People express surprise that Labour, having invented HS2, is now getting cold feet about it. But, as with rising energy prices, it is precisely because it invented the policy that it knows how expensive it is. Labour is like a big bank which went bust in the 2008 crisis but has somehow managed to continue trading without being either rescued or wound up. It knows how badly it did, and what a terrible state it is still in, and keeps hoping (with surprising success so far) that people won’t notice. Psychologically and politically, it is important for it to transfer blame for its own actions on to the coalition. Then it can be the prudent party at the next election, and the Tories and the Liberals can be the profligate ones.

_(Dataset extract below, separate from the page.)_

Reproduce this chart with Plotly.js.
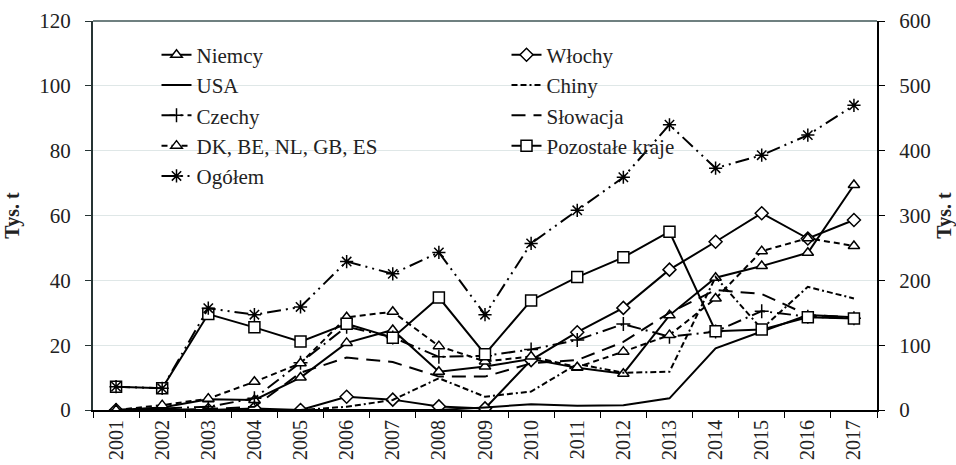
<!DOCTYPE html>
<html>
<head>
<meta charset="utf-8">
<script src="https://cdn.plot.ly/plotly-3.0.1.min.js"></script>
<style>html,body{margin:0;padding:0;background:#fff;}#chart{width:956px;height:465px;}</style>
</head>
<body>
<div id="chart"></div>
<script>
const years = ["2001","2002","2003","2004","2005","2006","2007","2008","2009","2010","2011","2012","2013","2014","2015","2016","2017"];
const niemcy   = [0, 0.8, 3.3, 3.1, 10.0, 20.7, 24.7, 11.8, 13.4, 15.7, 13.0, 11.2, 29.2, 40.8, 44.4, 48.5, 69.4];
const wlochy   = [0, 0, 0, 0.5, 0, 4.1, 3.2, 1.1, 0.5, 15.4, 24.0, 31.5, 43.3, 51.9, 60.7, 52.9, 58.6];
const usa      = [0, 0, 0, 0, 0, 0, 0, 0, 0.8, 1.8, 1.3, 1.5, 3.6, 19.0, 24.2, 29.3, 28.6];
const chiny    = [0, 0, 0, 0.2, 0, 1.0, 3.1, 9.8, 4.1, 5.7, 14.2, 11.5, 11.8, 41.0, 25.0, 38.0, 34.4];
const czechy   = [0, 0.5, 1.0, 3.6, 14.6, 25.7, 22.4, 16.4, 16.7, 18.7, 21.6, 26.5, 22.6, 24.2, 30.5, 28.8, 28.3];
const slowacja = [0, 0, 0.3, 1.0, 11.5, 16.2, 14.8, 10.3, 10.3, 14.4, 15.4, 21.0, 30.0, 37.0, 35.8, 29.3, 28.6];
const dk       = [0, 1.5, 3.5, 8.7, 14.4, 28.6, 30.3, 19.7, 15.0, 16.5, 13.2, 18.0, 23.1, 34.4, 49.0, 53.0, 50.6];
const pozostale= [7.2, 6.7, 29.6, 25.5, 21.1, 26.6, 22.3, 34.7, 17.2, 33.8, 41.0, 47.1, 55.0, 24.3, 24.8, 28.6, 28.2];
const ogolem   = [36, 33.5, 157, 147, 159, 229, 210, 243, 147, 257, 308, 359, 440, 373, 393, 424, 470];

const FONT = "'Liberation Serif', 'Times New Roman', Times, 'DejaVu Serif', serif";
const BLK = "#000";

function tr(name, y, dash, symbol, size, filled, yaxis) {
  const t = {
    x: years, y: y, name: name, type: "scatter",
    mode: symbol ? "lines+markers" : "lines",
    line: {color: BLK, width: 2, dash: dash},
    yaxis: yaxis || "y"
  };
  if (symbol) {
    t.marker = filled
      ? {symbol: symbol, size: size, color: "#fff", line: {color: BLK, width: 1.5}}
      : {symbol: symbol, size: size, color: BLK, line: {color: BLK, width: 1.5}};
  }
  return t;
}

const data = [
  tr("Niemcy", niemcy, "solid", "triangle-up", 10, true),
  tr("Włochy", wlochy, "solid", "diamond", 10, true),
  tr("USA", usa, "solid", null),
  tr("Chiny", chiny, "6px,3px,6px,3px,2px,3px", null),
  tr("Czechy", czechy, "14px,5px,2px,5px", "cross-thin-open", 10, false),
  tr("Słowacja", slowacja, "14px,8px", null),
  tr("DK, BE, NL, GB, ES", dk, "6px,4px", "triangle-up", 10, true),
  tr("Pozostałe kraje", pozostale, "solid", "square", 11, true),
  tr("Ogółem", ogolem, "14px,5px,2px,5px,2px,5px", "asterisk-open", 11, false, "y2")
];

const layout = {
  width: 956, height: 465,
  margin: {l: 93, r: 79, t: 21, b: 55},
  paper_bgcolor: "#fff", plot_bgcolor: "#fff",
  font: {family: FONT, size: 20, color: "#222"},
  showlegend: true,
  legend: {
    orientation: "h", x: 0.081, y: 0.965, xanchor: "left", yanchor: "top",
    entrywidth: 305, entrywidthmode: "pixels",
    font: {family: FONT, size: 21, color: "#222"},
    bgcolor: "rgba(0,0,0,0)", traceorder: "normal"
  },
  xaxis: {
    type: "category", range: [-0.5, 16.5],
    showline: true, linecolor: BLK, linewidth: 2,
    ticks: "outside", tickson: "boundaries", ticklen: 6, tickcolor: BLK,
    tickangle: -90, tickfont: {family: FONT, size: 20, color: "#222"},
    showgrid: false, zeroline: false, fixedrange: true
  },
  yaxis: {
    range: [0, 120], dtick: 20, tick0: 0,
    showline: true, linecolor: "#263434", linewidth: 2,
    ticks: "outside", ticklen: 6, tickcolor: "#263434",
    ticklabelstandoff: 10,
    tickfont: {family: FONT, size: 21, color: "#222"},
    showgrid: true, gridcolor: "#dfe7e7", gridwidth: 1, zeroline: false,
    title: {text: "<b>Tys. t</b>", font: {family: FONT, size: 20, color: "#222"}, standoff: 14}
  },
  yaxis2: {
    range: [0, 600], dtick: 100, tick0: 0,
    overlaying: "y", side: "right",
    showline: true, linecolor: BLK, linewidth: 2,
    ticks: "outside", ticklen: 6, tickcolor: BLK,
    ticklabelstandoff: 10,
    tickfont: {family: FONT, size: 21, color: "#222"},
    showgrid: false, zeroline: false,
    title: {text: "<b>Tys. t</b>", font: {family: FONT, size: 20, color: "#222"}, standoff: 14}
  },
  shapes: [
    {type: "line", xref: "paper", yref: "paper", x0: 0, x1: 1, y0: 1, y1: 1, line: {color: "#6f8080", width: 2}}
  ]
};

Plotly.newPlot("chart", data, layout, {displayModeBar: false, staticPlot: true});
</script>
</body>
</html>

At the centenary of the first world war next year, we shall mourn the wasted potential of so many who died so young. A similar feeling applies to the second world war, in which you now have to be over 85 to have served. One could argue that the succeeding baby-boomer generation is the first in human history where neither war, nor plague, nor famine, nor infant mortality has cut off a substantial proportion before its prime. It is living out its natural span. Its achievements will therefore be judged without extenuation and exclamations of ‘if only’. However pleased one is to be alive, this is a bleak fate.

We were in the eye of the storm in Sussex on Monday, with a power cut which went on for several hours. We are cheered, however, by the flood alert from the Environment Agency the previous day. When the flood comes, it expertly advised, ‘Low-lying land and roads will be affected first.’